Massachusetts passed legislation in 2012 making it harder to be officially declared homeless. This was to help make shelters available to those who most needed them.

Massachusetts passed legislation in 2012 making it harder to be officially declared homeless. This was to help make shelters available to those who most needed them.  The law defined homelessness as living somewhere “not meant for human habitation.” The emergency department (ED) qualified as one such location.  Would this lead to more families going to the ED to become eligible for shelter?  This was the question that Stewart et al. (10.1542/peds.2018-1224) attempted to answer in a retrospective study of ED visits for homelessness at one children’s hospital before and after this legislation was passed.
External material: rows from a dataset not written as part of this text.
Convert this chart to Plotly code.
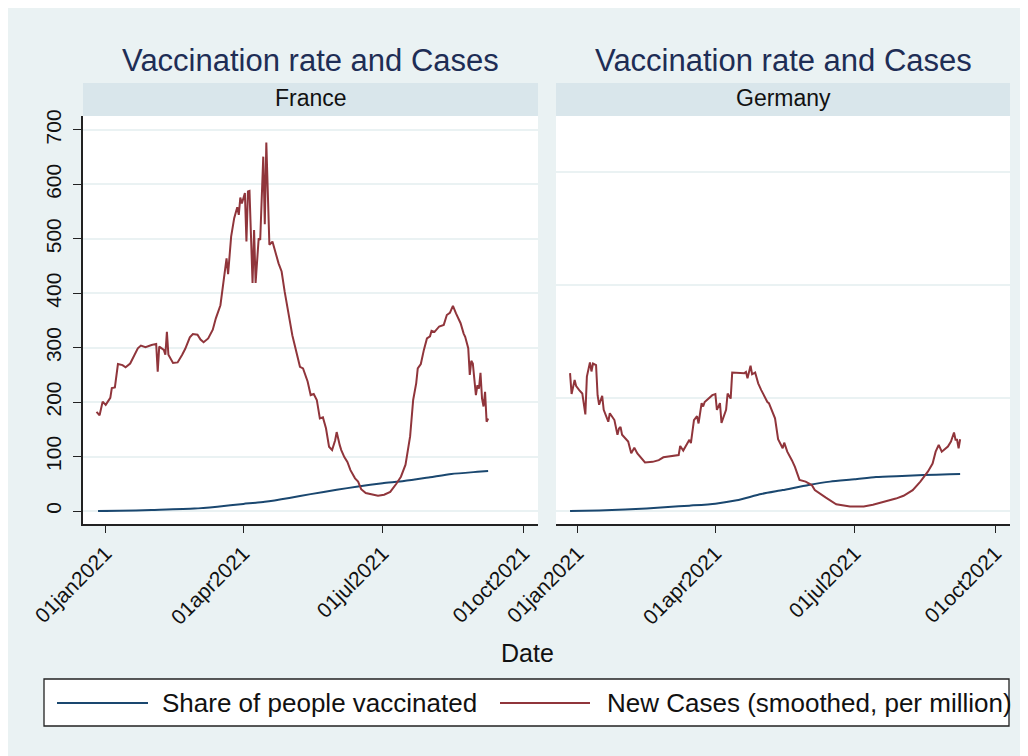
import plotly.graph_objects as go
import pandas as pd

# ---------------- data ----------------
fr_case_dates = ["2020-12-26","2020-12-28","2020-12-30","2021-01-01","2021-01-04","2021-01-05","2021-01-07",
    "2021-01-09","2021-01-12","2021-01-14","2021-01-17","2021-01-19","2021-01-22","2021-01-24","2021-01-27",
    "2021-01-31","2021-02-03","2021-02-04","2021-02-05","2021-02-08","2021-02-09","2021-02-10","2021-02-11",
    "2021-02-14","2021-02-17","2021-02-20","2021-02-22","2021-02-25","2021-02-27","2021-03-02","2021-03-04",
    "2021-03-06","2021-03-09","2021-03-12","2021-03-14","2021-03-17","2021-03-19","2021-03-21","2021-03-22",
    "2021-03-24","2021-03-26","2021-03-28","2021-03-29","2021-03-30","2021-03-31","2021-04-02","2021-04-03",
    "2021-04-04","2021-04-05","2021-04-07","2021-04-08","2021-04-09","2021-04-11","2021-04-12","2021-04-14",
    "2021-04-15","2021-04-16","2021-04-18","2021-04-20","2021-04-22","2021-04-24","2021-04-26","2021-04-28",
    "2021-05-03","2021-05-06","2021-05-08","2021-05-10","2021-05-13","2021-05-15","2021-05-17","2021-05-19",
    "2021-05-21","2021-05-23","2021-05-25","2021-05-27","2021-05-29","2021-05-31","2021-06-01","2021-06-03",
    "2021-06-04","2021-06-06","2021-06-08","2021-06-10","2021-06-13","2021-06-15","2021-06-17","2021-06-20",
    "2021-06-24","2021-06-28","2021-07-02","2021-07-06","2021-07-10","2021-07-13","2021-07-16","2021-07-18",
    "2021-07-19","2021-07-21","2021-07-23","2021-07-24","2021-07-26","2021-07-28","2021-07-30","2021-08-01",
    "2021-08-02","2021-08-04","2021-08-07","2021-08-10","2021-08-12","2021-08-14","2021-08-16","2021-08-18",
    "2021-08-21","2021-08-23","2021-08-24","2021-08-26","2021-08-27","2021-08-28","2021-08-29","2021-08-31",
    "2021-09-01","2021-09-02","2021-09-03","2021-09-04","2021-09-05","2021-09-06","2021-09-07","2021-09-08"]
fr_case_values = [182,176,201,195,208,226,227,
    270,268,264,271,283,299,304,301,
    305,307,256,302,296,287,329,287,
    272,273,287,298,319,325,324,315,
    310,317,333,354,378,424,464,435,
    504,538,558,544,576,565,584,495,
    587,588,419,516,419,501,498,651,
    527,677,489,495,473,455,440,403,
    323,290,265,262,238,213,215,204,
    170,172,152,118,112,130,145,121,
    112,99,90,75,60,54,40,33,
    30,28,30,35,50,63,85,118,
    137,204,235,262,270,296,317,321,
    331,329,339,342,360,364,377,363,
    345,326,320,299,250,276,271,213,
    231,225,254,207,192,219,164,170]

fr_vacc_dates = ["2020-12-27","2021-01-10","2021-01-31","2021-02-28","2021-03-15","2021-04-01","2021-04-15",
    "2021-05-01","2021-05-15","2021-06-01","2021-06-15","2021-07-01","2021-07-15","2021-08-01","2021-08-15",
    "2021-09-01","2021-09-08"]
fr_vacc_values = [0,0.3,2,4.5,8,13,17,24,31,39,45,51,55,62,68,72,73.5]

de_case_dates = ["2020-12-27","2020-12-28","2020-12-30","2020-12-31","2021-01-02","2021-01-04","2021-01-06",
    "2021-01-07","2021-01-09","2021-01-10","2021-01-11","2021-01-13","2021-01-14","2021-01-15","2021-01-17",
    "2021-01-18","2021-01-21","2021-01-22","2021-01-25","2021-01-27","2021-01-28","2021-01-29","2021-01-30",
    "2021-02-03","2021-02-05","2021-02-07","2021-02-09","2021-02-14","2021-02-19","2021-02-23","2021-02-26",
    "2021-03-08","2021-03-09","2021-03-11","2021-03-15","2021-03-16","2021-03-18","2021-03-20","2021-03-21",
    "2021-03-23","2021-03-24","2021-03-25","2021-03-30","2021-04-01","2021-04-02","2021-04-04","2021-04-05",
    "2021-04-08","2021-04-09","2021-04-11","2021-04-12","2021-04-16","2021-04-20","2021-04-21","2021-04-22",
    "2021-04-24","2021-04-25","2021-04-27","2021-04-29","2021-05-01","2021-05-05","2021-05-06","2021-05-08",
    "2021-05-10","2021-05-12","2021-05-15","2021-05-16","2021-05-18","2021-05-21","2021-05-23","2021-05-26",
    "2021-05-30","2021-06-03","2021-06-05","2021-06-12","2021-06-19","2021-06-28","2021-07-07","2021-07-13",
    "2021-07-20","2021-07-28","2021-08-02","2021-08-08","2021-08-13","2021-08-18","2021-08-21","2021-08-23",
    "2021-08-25","2021-08-27","2021-08-31","2021-09-02","2021-09-04","2021-09-05","2021-09-06","2021-09-07",
    "2021-09-08"]
de_case_values = [244,207,232,221,214,208,171,
    238,263,247,261,258,205,188,204,
    179,158,173,161,135,146,149,135,
    123,102,112,102,86,87,90,95,
    99,115,107,126,120,161,168,155,
    191,185,193,205,207,179,191,156,
    179,208,199,245,245,244,246,235,
    257,242,245,226,214,193,191,176,
    164,127,111,121,105,90,78,55,
    52,46,37,24,12,8,8,11,
    16,22,27,37,52,70,84,105,
    117,105,114,123,139,126,126,111,
    127]

de_vacc_dates = ["2020-12-27","2021-01-15","2021-02-01","2021-02-15","2021-03-01","2021-03-15","2021-04-01",
    "2021-04-15","2021-05-01","2021-05-15","2021-06-01","2021-06-15","2021-07-01","2021-07-15","2021-08-01",
    "2021-08-15","2021-09-01","2021-09-08"]
de_vacc_values = [0,1,2.5,4.5,7,9.5,13,19,30,37,46,52,56,60,62,63.5,65,65.5]

date_tick_vals = ["2021-01-01","2021-04-01","2021-07-01","2021-10-01"]
date_tick_text = ["01jan2021","01apr2021","01jul2021","01oct2021"]
fr_y_ticks = [0,100,200,300,400,500,600,700]
de_y_ticks = [0,200,400,600]

panel_names = ["France","Germany"]
series_names = ["Share of people vaccinated","New Cases (smoothed, per million)"]

# ---------------- styling ----------------
OFF = 8                      # page body margin in the screenshot
W, H = 1028 - OFF, 756 - OFF  # figure size so it fills the window
BG = "#eaf2f3"
STRIP = "#d9e6eb"
NAVY = "#1a476f"
MAROON = "#90353b"
TITLE_C = "#1e2d55"
AX = "#222222"
FONT = "Liberation Sans, Arial, sans-serif"

def fx(x):
    return (x - OFF) / W

def fy(y):
    return 1 - (y - OFF) / H

# pixel calibration of the panels (screenshot pixels)
PLOT_TOP, PLOT_BOT = 116, 524
FR_X0, FR_X1 = 83, 538
DE_X0, DE_X1 = 556, 1010
JAN1 = pd.Timestamp("2021-01-01")
PX_PER_DAY = 1.5297

def xrange_for(left, right, jan_px):
    return [str(JAN1 + pd.Timedelta(days=(left - jan_px) / PX_PER_DAY)),
            str(JAN1 + pd.Timedelta(days=(right - jan_px) / PX_PER_DAY))]

fr_xr = xrange_for(FR_X0, FR_X1, 105.7)
de_xr = xrange_for(DE_X0, DE_X1, 577.7)
fr_k = 0.5443
de_k = 0.565
fr_yr = [-(PLOT_BOT - 511) / fr_k, (511 - PLOT_TOP) / fr_k]
de_yr = [-(PLOT_BOT - 511) / de_k, (511 - PLOT_TOP) / de_k]

fig = go.Figure()
fig.add_trace(go.Scatter(x=fr_vacc_dates, y=fr_vacc_values, mode="lines", name=series_names[0],
                         line=dict(color=NAVY, width=2, shape="spline", smoothing=0.6),
                         xaxis="x", yaxis="y", showlegend=False))
fig.add_trace(go.Scatter(x=fr_case_dates, y=fr_case_values, mode="lines", name=series_names[1],
                         line=dict(color=MAROON, width=2), xaxis="x", yaxis="y", showlegend=False))
fig.add_trace(go.Scatter(x=de_vacc_dates, y=de_vacc_values, mode="lines", name=series_names[0],
                         line=dict(color=NAVY, width=2, shape="spline", smoothing=0.6),
                         xaxis="x2", yaxis="y2", showlegend=False))
fig.add_trace(go.Scatter(x=de_case_dates, y=de_case_values, mode="lines", name=series_names[1],
                         line=dict(color=MAROON, width=2), xaxis="x2", yaxis="y2", showlegend=False))

xcommon = dict(type="date", tickmode="array", tickvals=date_tick_vals, ticktext=date_tick_text,
               tickangle=-45, ticks="outside", ticklen=7, tickwidth=1.3, tickcolor=AX,
               showline=True, linecolor=AX, linewidth=1.5, showgrid=False, zeroline=False,
               automargin=False, ticklabelstandoff=0,
               tickfont=dict(family=FONT, size=21, color="#111"), fixedrange=True)
ydom = [fy(PLOT_BOT), fy(PLOT_TOP)]

fig.update_layout(
    width=W, height=H,
    margin=dict(l=0, r=0, t=0, b=0, autoexpand=False),
    paper_bgcolor=BG,
    plot_bgcolor="white",
    showlegend=False,
    font=dict(family=FONT),
    xaxis=dict(domain=[fx(FR_X0), fx(FR_X1)], range=fr_xr, anchor="y", **xcommon),
    xaxis2=dict(domain=[fx(DE_X0), fx(DE_X1)], range=de_xr, anchor="y2", **xcommon),
    yaxis=dict(domain=ydom, range=fr_yr, anchor="x", tickmode="array", tickvals=fr_y_ticks,
               tickangle=-90, ticks="outside", ticklen=8, tickwidth=1.3, tickcolor=AX,
               showline=True, linecolor=AX, linewidth=1.5, gridcolor=BG, gridwidth=2,
               zeroline=False, ticklabelstandoff=4, automargin=False, fixedrange=True,
               tickfont=dict(family=FONT, size=21, color="#111")),
    yaxis2=dict(domain=ydom, range=de_yr, anchor="x2", tickmode="array", tickvals=de_y_ticks,
                showticklabels=False, ticks="", showline=False, gridcolor=BG, gridwidth=2,
                zeroline=False, automargin=False, fixedrange=True),
)

shapes = [
    dict(type="rect", xref="paper", yref="paper", x0=fx(FR_X0), x1=fx(FR_X1), y0=fy(PLOT_TOP), y1=fy(83),
         fillcolor=STRIP, line=dict(width=0), layer="below"),
    dict(type="rect", xref="paper", yref="paper", x0=fx(DE_X0), x1=fx(DE_X1), y0=fy(PLOT_TOP), y1=fy(83),
         fillcolor=STRIP, line=dict(width=0), layer="below"),
    # legend box and key lines
    dict(type="rect", xref="paper", yref="paper", x0=fx(44), x1=fx(1009), y0=fy(726), y1=fy(679),
         fillcolor="white", line=dict(color=AX, width=1.3), layer="below"),
    dict(type="line", xref="paper", yref="paper", x0=fx(57), x1=fx(148), y0=fy(703), y1=fy(703),
         line=dict(color=NAVY, width=2)),
    dict(type="line", xref="paper", yref="paper", x0=fx(500), x1=fx(590), y0=fy(703), y1=fy(703),
         line=dict(color=MAROON, width=2)),
]
fig.update_layout(shapes=shapes)

annotations = []
for name, x0, x1 in [(panel_names[0], FR_X0, FR_X1), (panel_names[1], DE_X0, DE_X1)]:
    cx = fx((x0 + x1) / 2)
    annotations.append(dict(text="Vaccination rate and Cases", x=cx, y=fy(60), xref="paper", yref="paper",
                            xanchor="center", yanchor="middle", showarrow=False,
                            font=dict(family=FONT, size=31, color=TITLE_C)))
    annotations.append(dict(text=name, x=cx, y=fy(98), xref="paper", yref="paper",
                            xanchor="center", yanchor="middle", showarrow=False,
                            font=dict(family=FONT, size=23, color="#111")))
annotations.append(dict(text="Date", x=fx(527), y=fy(653), xref="paper", yref="paper",
                        xanchor="center", yanchor="middle", showarrow=False,
                        font=dict(family=FONT, size=25, color="#111")))
annotations.append(dict(text=series_names[0], x=fx(160), y=fy(703), xref="paper", yref="paper",
                        xanchor="left", yanchor="middle", showarrow=False,
                        font=dict(family=FONT, size=26, color="#111")))
annotations.append(dict(text=series_names[1], x=fx(605), y=fy(703), xref="paper", yref="paper",
                        xanchor="left", yanchor="middle", showarrow=False,
                        font=dict(family=FONT, size=26, color="#111")))
fig.update_layout(annotations=annotations)

fig.write_html("out.html")
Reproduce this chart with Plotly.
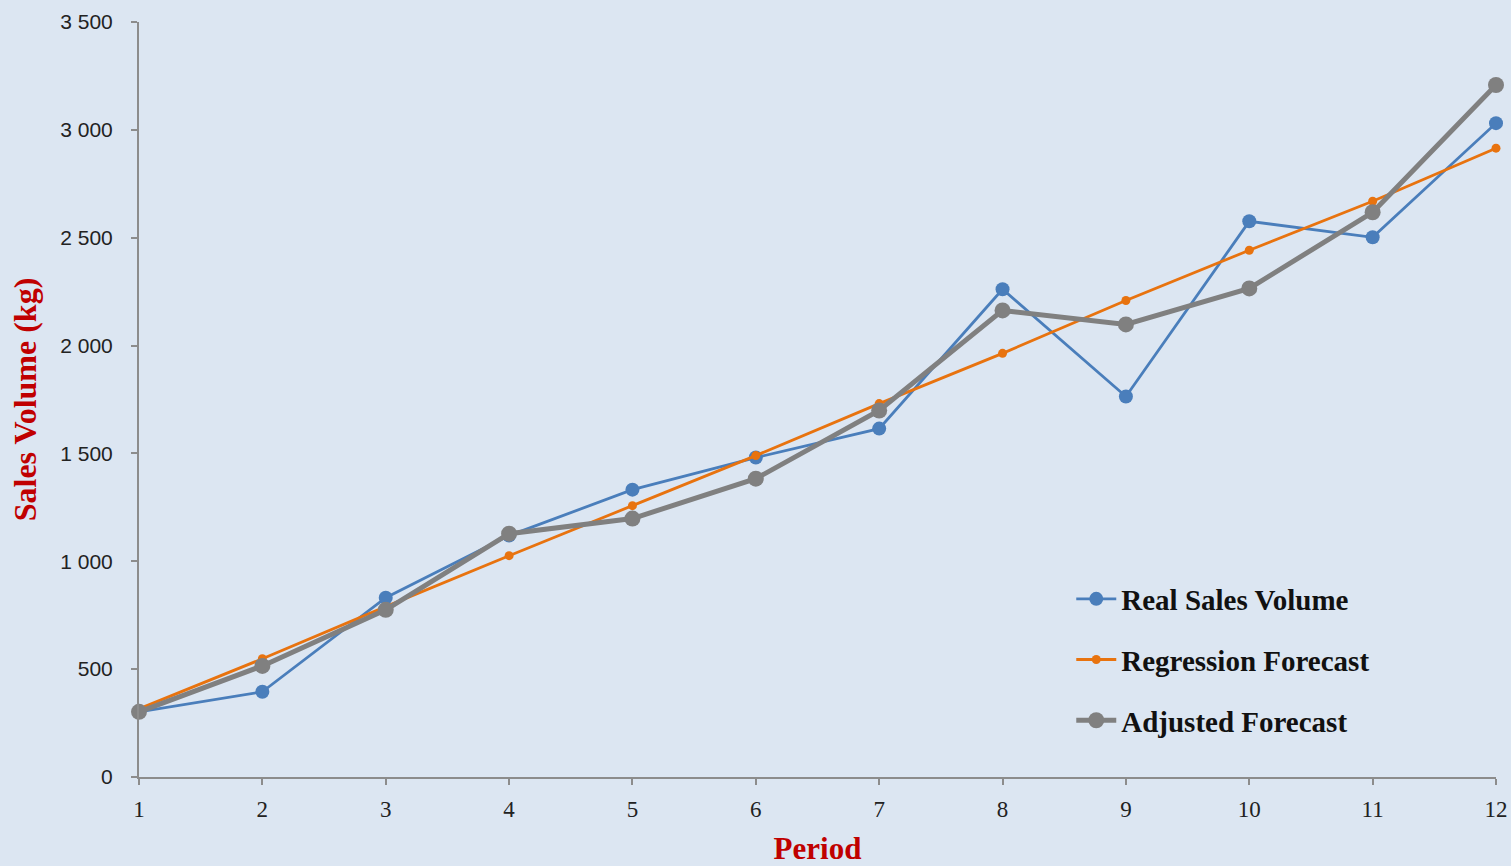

During the period studied (2010-2016), there were 312 visits to the ED for homelessness, of which nearly all (95%; n=297) were after the policy was implemented.  Most of these children had no medical complaint but showed up in the ED so they could be qualified to live in a shelter.  The authors also point out that while the number of homeless increased 1.4 times during the 6 years of this study, ED visits for homelessness, especially after the policy passed, increased by 13 fold with the cost per ED visit far more than a night in a shelter.

Going to the ED to qualify for shelter not only increases costs but crowds the ED.  To further emphasize the importance of understanding childhood homelessness the problems with the current legislation, and what we can do, we asked Dr. Benard Dreyer, child advocate for children facing poverty and homelessness and past president of the AAP, to provide a commentary (10.1542/peds.2018-2695).  He points out the large amount of toxic stress that children and families who are homeless experience and notes that homelessness is a serious consequence of poverty.  His commentary not only demonstrates the psychosocial and medical complications that can result from homelessness, but  also calls for solutions to this problem at a federal and municipal level to improve access to housing for homeless families rather than have them end up in an ED for a shelter.  Homelessness has become a crisis in our society especially in large urban areas, and this article and commentary should be a rally cry to do something about this.  Learning what you can do begins by reading this article and commentary and then helping turn words into actions so that this problem starts getting better before it gets worse.